Exercise data >>
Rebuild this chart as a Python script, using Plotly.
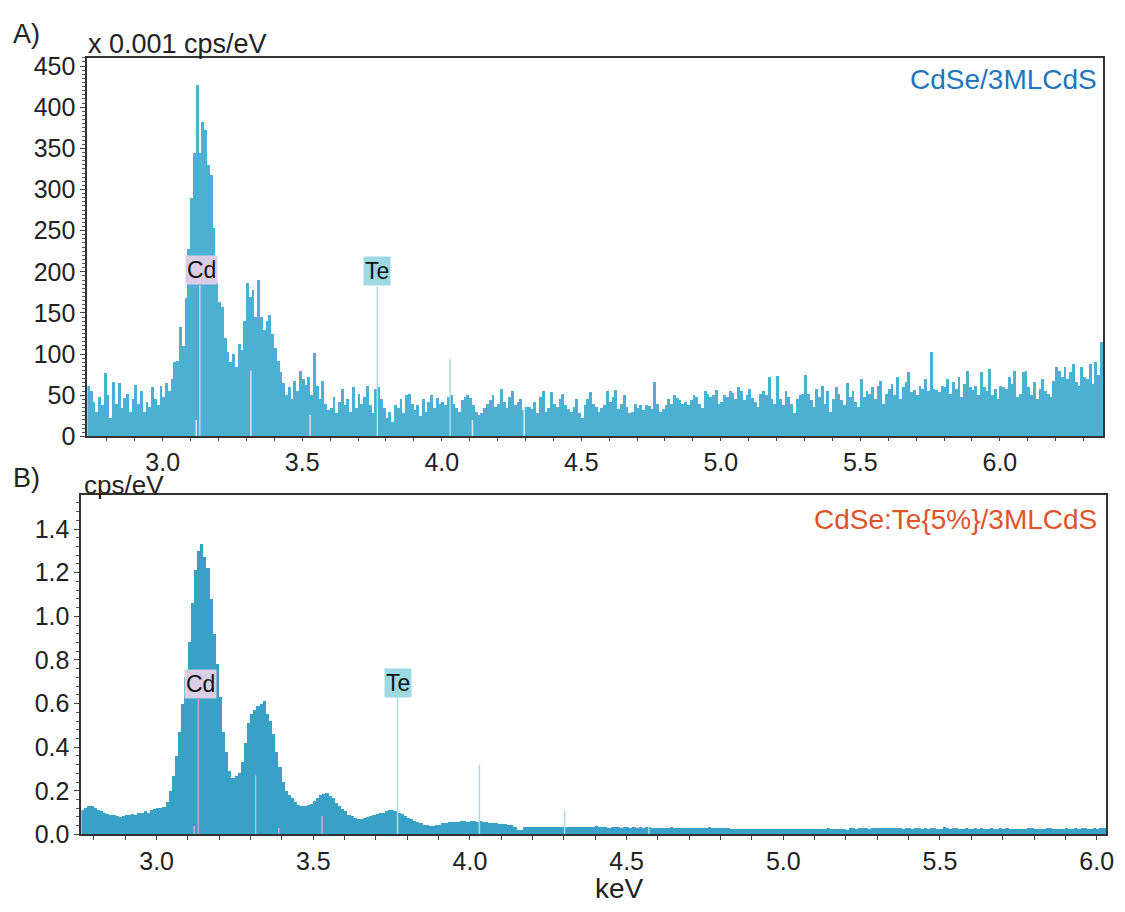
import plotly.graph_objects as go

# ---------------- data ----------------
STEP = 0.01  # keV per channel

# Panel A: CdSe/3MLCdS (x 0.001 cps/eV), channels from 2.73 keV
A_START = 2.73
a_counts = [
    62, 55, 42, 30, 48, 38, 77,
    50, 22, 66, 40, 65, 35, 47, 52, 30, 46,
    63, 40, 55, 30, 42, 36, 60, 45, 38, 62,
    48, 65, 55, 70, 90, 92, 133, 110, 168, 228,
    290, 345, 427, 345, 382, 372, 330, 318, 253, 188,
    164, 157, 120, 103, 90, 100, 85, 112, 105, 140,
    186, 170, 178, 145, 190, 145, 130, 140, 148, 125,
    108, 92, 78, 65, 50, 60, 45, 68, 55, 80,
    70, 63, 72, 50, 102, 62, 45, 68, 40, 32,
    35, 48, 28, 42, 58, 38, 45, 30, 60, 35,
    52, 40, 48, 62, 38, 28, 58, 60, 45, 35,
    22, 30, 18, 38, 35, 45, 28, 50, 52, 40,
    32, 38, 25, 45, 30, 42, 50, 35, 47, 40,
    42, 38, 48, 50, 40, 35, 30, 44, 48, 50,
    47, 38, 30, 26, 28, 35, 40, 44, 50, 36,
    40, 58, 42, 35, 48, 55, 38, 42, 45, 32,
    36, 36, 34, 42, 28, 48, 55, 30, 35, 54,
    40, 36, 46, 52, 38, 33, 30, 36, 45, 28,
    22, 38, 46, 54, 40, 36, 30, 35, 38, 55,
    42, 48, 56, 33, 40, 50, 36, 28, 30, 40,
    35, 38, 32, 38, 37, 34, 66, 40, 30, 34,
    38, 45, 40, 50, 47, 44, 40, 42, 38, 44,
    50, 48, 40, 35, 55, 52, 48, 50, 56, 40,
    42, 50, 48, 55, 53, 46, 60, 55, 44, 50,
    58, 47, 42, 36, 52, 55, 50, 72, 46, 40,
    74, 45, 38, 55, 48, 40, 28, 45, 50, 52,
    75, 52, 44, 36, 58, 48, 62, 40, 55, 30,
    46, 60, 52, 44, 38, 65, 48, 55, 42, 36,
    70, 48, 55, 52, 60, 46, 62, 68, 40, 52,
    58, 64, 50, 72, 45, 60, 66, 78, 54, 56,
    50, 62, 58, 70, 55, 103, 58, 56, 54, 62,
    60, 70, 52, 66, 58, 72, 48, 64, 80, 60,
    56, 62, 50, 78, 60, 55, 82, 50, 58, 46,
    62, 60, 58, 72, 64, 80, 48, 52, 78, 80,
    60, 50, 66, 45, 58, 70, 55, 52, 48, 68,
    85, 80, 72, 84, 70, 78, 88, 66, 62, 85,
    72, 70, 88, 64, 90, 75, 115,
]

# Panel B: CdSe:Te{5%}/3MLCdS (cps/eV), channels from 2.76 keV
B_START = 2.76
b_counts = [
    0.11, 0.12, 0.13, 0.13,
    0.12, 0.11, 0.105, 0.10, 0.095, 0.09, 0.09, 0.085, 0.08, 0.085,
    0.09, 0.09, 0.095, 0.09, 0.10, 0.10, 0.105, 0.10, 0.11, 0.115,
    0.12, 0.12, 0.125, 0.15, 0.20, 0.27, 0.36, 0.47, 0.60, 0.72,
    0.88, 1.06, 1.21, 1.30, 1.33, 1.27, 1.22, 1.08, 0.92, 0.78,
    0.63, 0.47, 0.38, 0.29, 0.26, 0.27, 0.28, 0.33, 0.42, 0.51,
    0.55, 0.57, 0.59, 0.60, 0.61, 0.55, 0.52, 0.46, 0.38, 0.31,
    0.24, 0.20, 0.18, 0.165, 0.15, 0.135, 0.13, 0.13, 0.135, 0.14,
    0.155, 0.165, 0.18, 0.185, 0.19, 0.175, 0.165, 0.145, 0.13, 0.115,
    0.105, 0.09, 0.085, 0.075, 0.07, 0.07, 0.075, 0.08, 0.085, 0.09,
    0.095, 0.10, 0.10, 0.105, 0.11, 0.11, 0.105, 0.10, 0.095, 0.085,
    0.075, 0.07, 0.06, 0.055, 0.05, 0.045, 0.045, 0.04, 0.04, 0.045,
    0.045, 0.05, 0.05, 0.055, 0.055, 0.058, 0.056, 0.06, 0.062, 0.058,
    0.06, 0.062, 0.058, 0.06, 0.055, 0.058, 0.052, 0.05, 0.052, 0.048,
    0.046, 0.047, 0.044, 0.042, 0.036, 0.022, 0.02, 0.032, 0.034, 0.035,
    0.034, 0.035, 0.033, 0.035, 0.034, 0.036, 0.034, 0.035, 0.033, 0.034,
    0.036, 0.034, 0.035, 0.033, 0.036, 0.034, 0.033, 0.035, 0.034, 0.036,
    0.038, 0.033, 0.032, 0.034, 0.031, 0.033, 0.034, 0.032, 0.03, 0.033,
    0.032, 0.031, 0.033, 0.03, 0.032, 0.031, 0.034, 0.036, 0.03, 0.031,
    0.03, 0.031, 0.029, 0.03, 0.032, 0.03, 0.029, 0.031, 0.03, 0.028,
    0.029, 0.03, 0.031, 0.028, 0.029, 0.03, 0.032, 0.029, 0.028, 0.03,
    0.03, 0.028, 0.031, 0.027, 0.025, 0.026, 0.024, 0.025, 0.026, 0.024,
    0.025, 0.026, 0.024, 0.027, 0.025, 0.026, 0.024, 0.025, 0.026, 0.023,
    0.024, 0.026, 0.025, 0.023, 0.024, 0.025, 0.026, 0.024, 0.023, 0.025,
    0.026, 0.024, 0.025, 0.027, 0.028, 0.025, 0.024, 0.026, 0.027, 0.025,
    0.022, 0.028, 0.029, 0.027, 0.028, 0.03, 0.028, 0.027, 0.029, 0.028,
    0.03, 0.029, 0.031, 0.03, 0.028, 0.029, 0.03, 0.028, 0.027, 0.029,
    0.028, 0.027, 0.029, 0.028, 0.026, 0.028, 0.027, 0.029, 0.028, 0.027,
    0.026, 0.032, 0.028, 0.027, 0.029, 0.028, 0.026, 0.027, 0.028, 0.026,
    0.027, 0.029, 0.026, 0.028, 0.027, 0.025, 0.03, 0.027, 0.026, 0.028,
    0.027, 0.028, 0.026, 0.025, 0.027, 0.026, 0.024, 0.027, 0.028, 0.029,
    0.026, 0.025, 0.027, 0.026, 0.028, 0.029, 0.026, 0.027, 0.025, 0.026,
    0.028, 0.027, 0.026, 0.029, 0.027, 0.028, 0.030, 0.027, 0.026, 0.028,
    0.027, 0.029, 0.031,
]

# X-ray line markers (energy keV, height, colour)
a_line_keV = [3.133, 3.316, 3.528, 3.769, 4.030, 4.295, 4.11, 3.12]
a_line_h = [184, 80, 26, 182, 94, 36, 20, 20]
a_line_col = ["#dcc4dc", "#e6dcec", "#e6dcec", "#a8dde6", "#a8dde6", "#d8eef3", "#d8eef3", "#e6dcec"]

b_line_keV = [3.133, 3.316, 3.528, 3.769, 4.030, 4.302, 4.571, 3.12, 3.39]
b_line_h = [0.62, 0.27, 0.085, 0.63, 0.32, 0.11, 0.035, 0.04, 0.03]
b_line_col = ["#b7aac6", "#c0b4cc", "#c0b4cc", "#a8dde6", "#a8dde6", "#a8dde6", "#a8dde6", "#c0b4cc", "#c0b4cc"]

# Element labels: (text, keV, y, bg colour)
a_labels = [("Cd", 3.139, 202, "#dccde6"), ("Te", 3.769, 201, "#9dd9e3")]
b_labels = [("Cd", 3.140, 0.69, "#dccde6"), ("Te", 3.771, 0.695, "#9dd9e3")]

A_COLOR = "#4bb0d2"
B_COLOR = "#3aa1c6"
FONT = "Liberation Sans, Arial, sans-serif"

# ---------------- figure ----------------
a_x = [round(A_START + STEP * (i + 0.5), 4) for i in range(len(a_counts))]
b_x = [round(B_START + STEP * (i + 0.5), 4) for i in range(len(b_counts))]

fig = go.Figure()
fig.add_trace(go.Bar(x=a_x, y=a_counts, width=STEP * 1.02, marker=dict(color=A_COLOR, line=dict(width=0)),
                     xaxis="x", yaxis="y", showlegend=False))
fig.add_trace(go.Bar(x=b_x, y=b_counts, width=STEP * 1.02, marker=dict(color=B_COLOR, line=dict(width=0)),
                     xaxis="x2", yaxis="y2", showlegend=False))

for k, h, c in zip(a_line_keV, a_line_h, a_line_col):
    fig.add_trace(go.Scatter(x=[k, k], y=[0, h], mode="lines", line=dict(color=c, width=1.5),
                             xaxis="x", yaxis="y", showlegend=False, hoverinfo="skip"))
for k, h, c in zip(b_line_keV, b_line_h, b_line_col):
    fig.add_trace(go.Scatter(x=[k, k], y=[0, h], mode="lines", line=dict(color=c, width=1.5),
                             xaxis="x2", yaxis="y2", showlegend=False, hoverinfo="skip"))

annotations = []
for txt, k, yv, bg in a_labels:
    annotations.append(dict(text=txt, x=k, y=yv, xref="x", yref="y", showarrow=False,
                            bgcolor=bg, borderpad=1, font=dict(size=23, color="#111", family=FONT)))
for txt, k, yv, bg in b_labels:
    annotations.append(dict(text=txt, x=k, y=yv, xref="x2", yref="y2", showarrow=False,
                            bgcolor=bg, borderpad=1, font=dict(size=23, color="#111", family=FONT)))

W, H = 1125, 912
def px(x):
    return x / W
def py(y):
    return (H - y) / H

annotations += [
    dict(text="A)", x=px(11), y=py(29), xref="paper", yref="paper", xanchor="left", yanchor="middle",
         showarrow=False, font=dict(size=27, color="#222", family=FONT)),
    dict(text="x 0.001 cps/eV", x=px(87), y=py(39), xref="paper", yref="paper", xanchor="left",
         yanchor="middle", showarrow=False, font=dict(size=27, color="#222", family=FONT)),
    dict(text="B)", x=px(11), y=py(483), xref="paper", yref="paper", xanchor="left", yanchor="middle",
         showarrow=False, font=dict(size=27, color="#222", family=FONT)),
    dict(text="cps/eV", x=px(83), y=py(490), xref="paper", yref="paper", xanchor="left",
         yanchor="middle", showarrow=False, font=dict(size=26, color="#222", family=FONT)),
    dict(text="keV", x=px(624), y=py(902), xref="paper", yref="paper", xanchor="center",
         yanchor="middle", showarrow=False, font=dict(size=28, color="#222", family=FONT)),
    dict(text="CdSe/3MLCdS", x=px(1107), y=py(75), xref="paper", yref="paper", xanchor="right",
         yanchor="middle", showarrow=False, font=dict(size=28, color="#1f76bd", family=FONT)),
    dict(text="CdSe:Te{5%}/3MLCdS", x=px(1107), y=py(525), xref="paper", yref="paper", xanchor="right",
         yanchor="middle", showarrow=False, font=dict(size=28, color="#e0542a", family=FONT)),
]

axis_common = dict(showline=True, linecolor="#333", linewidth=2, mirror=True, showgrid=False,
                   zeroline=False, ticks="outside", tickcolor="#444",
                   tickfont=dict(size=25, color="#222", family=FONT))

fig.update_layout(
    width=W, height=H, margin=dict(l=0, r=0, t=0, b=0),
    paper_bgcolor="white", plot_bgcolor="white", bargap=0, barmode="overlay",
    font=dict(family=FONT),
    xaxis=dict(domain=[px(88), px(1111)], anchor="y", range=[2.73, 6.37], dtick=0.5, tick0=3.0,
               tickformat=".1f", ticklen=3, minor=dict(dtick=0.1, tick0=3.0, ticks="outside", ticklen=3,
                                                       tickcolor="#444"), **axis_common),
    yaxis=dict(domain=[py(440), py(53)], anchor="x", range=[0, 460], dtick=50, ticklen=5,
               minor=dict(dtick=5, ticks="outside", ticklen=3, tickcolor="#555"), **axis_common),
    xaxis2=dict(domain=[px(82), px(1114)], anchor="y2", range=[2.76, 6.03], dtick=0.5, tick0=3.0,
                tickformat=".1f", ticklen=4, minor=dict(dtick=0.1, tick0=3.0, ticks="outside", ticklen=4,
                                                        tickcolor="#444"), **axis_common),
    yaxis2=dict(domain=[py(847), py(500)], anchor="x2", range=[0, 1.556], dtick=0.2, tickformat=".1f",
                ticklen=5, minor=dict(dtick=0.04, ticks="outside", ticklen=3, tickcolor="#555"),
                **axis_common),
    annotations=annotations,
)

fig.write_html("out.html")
---
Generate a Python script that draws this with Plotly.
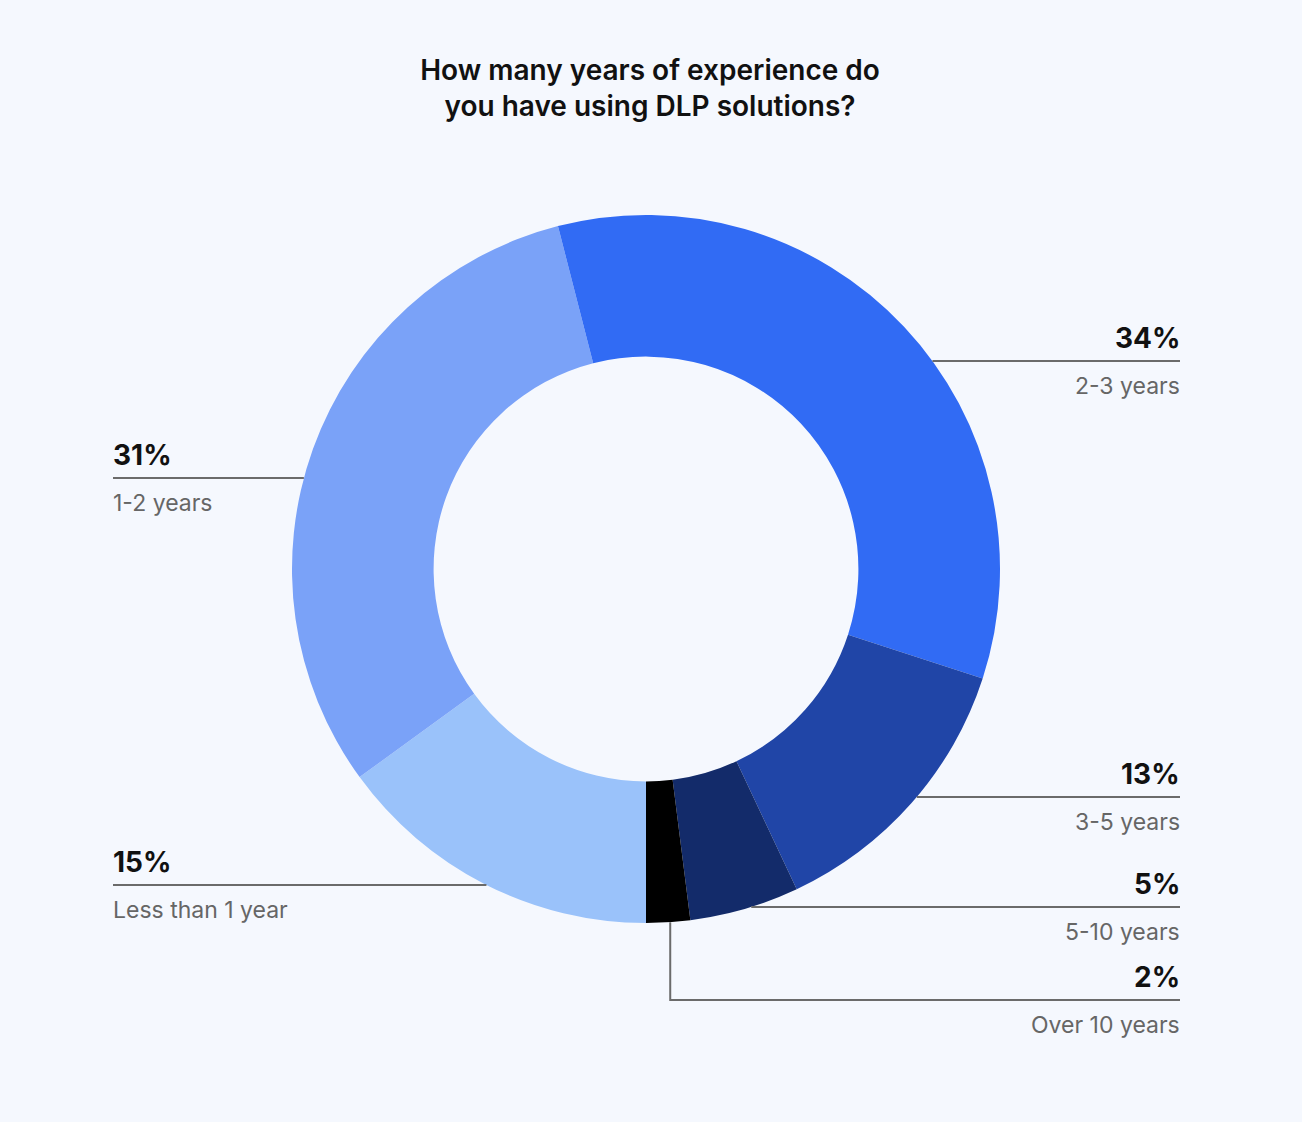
---
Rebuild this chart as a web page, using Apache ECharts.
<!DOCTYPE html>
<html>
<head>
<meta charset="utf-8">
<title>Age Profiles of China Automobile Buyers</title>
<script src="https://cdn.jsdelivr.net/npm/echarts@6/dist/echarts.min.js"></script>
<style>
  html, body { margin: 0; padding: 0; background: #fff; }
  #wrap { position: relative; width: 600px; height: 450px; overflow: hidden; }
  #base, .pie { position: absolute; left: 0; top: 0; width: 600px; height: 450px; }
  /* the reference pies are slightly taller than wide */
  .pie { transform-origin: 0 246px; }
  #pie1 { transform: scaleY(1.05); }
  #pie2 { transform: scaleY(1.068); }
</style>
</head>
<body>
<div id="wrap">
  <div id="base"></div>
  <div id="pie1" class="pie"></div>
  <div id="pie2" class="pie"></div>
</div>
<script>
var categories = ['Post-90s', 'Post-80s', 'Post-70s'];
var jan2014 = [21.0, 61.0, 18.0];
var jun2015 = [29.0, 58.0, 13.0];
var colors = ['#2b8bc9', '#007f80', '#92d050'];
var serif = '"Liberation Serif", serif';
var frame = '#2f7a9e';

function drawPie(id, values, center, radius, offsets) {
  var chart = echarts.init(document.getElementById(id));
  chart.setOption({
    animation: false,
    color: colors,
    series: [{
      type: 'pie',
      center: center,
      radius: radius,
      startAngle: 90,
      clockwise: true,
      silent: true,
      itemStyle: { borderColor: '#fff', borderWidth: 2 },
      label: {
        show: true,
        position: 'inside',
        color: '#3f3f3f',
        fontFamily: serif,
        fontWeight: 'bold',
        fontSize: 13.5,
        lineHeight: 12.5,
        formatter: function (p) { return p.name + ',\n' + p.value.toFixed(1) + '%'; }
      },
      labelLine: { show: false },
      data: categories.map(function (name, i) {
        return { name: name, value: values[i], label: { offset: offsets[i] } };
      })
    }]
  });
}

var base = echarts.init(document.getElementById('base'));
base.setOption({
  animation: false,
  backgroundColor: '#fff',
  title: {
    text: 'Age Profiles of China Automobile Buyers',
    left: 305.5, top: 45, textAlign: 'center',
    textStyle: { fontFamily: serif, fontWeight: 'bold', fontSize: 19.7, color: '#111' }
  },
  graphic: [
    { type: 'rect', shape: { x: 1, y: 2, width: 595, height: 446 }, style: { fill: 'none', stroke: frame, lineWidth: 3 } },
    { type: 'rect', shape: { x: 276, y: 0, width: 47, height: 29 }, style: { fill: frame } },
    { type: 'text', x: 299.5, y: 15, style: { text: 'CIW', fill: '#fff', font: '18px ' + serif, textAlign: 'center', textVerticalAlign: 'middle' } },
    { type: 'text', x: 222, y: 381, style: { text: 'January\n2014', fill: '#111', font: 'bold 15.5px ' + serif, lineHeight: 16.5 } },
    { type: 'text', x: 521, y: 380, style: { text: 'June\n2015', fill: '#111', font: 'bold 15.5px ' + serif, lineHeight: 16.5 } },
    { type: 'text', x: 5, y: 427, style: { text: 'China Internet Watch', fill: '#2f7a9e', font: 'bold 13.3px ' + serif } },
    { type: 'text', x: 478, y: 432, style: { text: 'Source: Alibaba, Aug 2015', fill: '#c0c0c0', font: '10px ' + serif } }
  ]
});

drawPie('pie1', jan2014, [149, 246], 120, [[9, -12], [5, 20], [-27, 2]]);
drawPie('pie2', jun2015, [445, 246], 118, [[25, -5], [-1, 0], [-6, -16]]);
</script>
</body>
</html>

Written instruction >>
Write out word for word the lines above that run from the one with "Rebuild this chart as a Python" to the one with "STEP = 0.01". Include both end lines; exclude the images.

Task answer >>
Rebuild this chart as a Python script, using Plotly.
import plotly.graph_objects as go

# ---------------- data ----------------
STEP = 0.01  # keV per channel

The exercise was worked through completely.